Nebel liegt über den Ähren.

Tag 17
Am Gate des Flughafens schreibst du über unseren letzten Tag:
Wir stehen früher auf als an allen anderen Tagen, um die Eltern pünktlich vom Flughafen Arlanda einzusammeln. Gemeinsam fahren wir zur Altstadt von Uppsala (Gamla Uppsala), setzen die Eltern für eine kurze Mittagspause ab und machen uns auf den Weg, um das Wohnmobil zu leeren, zu befüllen, zu saugen und aufzuräumen. Daheim dringend Benötigtes wird in das Fluggepäck gepackt, der Rest fährt nun ohne uns noch eine Weile weiter durch Skandinavien.

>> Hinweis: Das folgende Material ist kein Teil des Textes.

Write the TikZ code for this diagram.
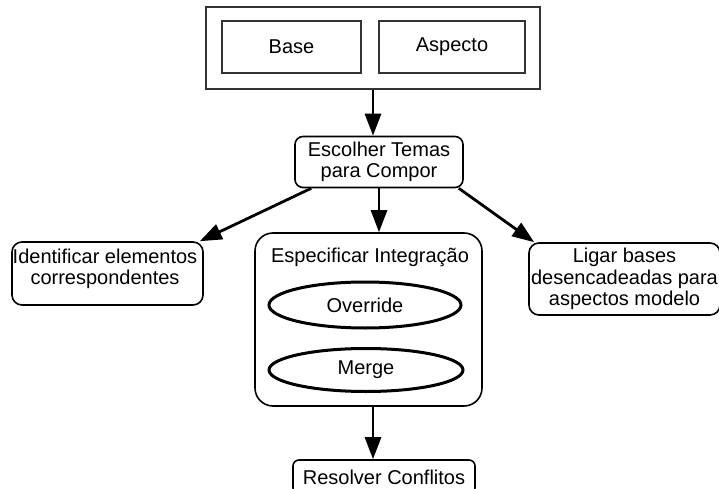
\documentclass[tikz,border=0pt]{standalone}
\usepackage{fontspec}
\setmainfont{Liberation Sans}
\usetikzlibrary{shapes.geometric,arrows.meta,calc}

\tikzset{
  lbl/.style={font=\fontsize{20}{21.5}\selectfont, align=center, inner sep=0pt},
  plainbox/.style={draw=black!80, line width=1.3pt, inner sep=0pt},
  roundbox/.style={draw, line width=1.6pt, rounded corners=#1, inner sep=0pt},
  oval/.style={ellipse, draw, line width=3pt, inner sep=0pt},
  flow/.style={line width=2.8pt, -{Triangle[length=22pt,width=16pt]}},
}

\begin{document}
\begin{tikzpicture}[x=1pt,y=-1pt]
  \useasboundingbox (0,0) rectangle (719,489);
  \clip (0,0) rectangle (719,489);

  % inputs: base and aspect models
  \node[plainbox, minimum width=334, minimum height=82] (outer) at (373,48) {};
  \node[plainbox, lbl, minimum width=139, minimum height=52] (base) at (291.5,47) {Base};
  \node[plainbox, lbl, minimum width=146, minimum height=52] (aspecto) at (452,47) {Aspecto};

  % choose themes
  \node[roundbox=8pt, lbl, minimum width=168, minimum height=51] (esc) at (379,162)
    {Escolher Temas\\para Compor};

  % left branch
  \node[roundbox=10pt, minimum width=191, minimum height=63] (identbox) at (107.5,273.5) {};
  \node[lbl] (ident) at (105,269) {Identificar elementos\\correspondentes};

  % right branch
  \node[roundbox=10pt, lbl, minimum width=191, minimum height=72] (ligar) at (624.5,279)
    {Ligar bases\\desencadeadas para\\aspectos modelo};

  % integration specification
  \node[roundbox=18pt, minimum width=227, minimum height=173] (esp) at (368.5,319.5) {};
  \node[lbl] (esptitle) at (370,257) {Especificar Integração};
  \node[oval, lbl, minimum width=192, minimum height=46] (override) at (365,305) {Override};
  \node[oval, lbl, minimum width=194, minimum height=43] (merge) at (366,370) {Merge};

  % conflict resolution
  \node[roundbox=6pt, lbl, minimum width=182, minimum height=34] (resolver) at (384,477)
    {Resolver Conflitos};

  % connectors
  \draw[flow] (outer.south) -- (outer.south |- esc.north);
  \draw[flow] (esc.south) -- (esc.south |- esp.north);
  \draw[flow] ($(esc.south west)+(17,0)$) -- ($(identbox.north east)+(-4,0)$);
  \draw[flow] ($(esc.south east)+(-5,0)$) -- ($(ligar.north west)+(6,0)$);
  \coordinate (drop) at ([xshift=4.5pt]esp.south);
  \draw[flow] (drop) -- (drop |- resolver.north);
\end{tikzpicture}
\end{document}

Gemeinsam geht es in ein Wohnviertel – offenbar für Studierende der Universität Uppsala – und ein „Restaurang“ (schwedisch für Restaurant) wo Kebab, Gyros und Falafel auf Einladung der daheim verbliebenen Großmutter gegessen werden. Danach geht es in die Innenstadt von Uppsala, wo mit Blick auf hübsche, alte Gebäude einer von vielen kurzen Regenschauern bei Kaffee, Tee und Kakao abgewartet wird.
Heimische dagegen wählen hierzu ein Ganzkörperregencape oder genießen die Abkühlung von oben freudestrahlend mit ausgestreckten Armen.
Dann geht es rechtzeitig zum Flughafen, während die Eltern unseren letzten Stellplatz als ihren ersten wählen. Jeder macht sich Sorgen um die weitere Reise des anderen, die Jungen aber besonders um die Alten.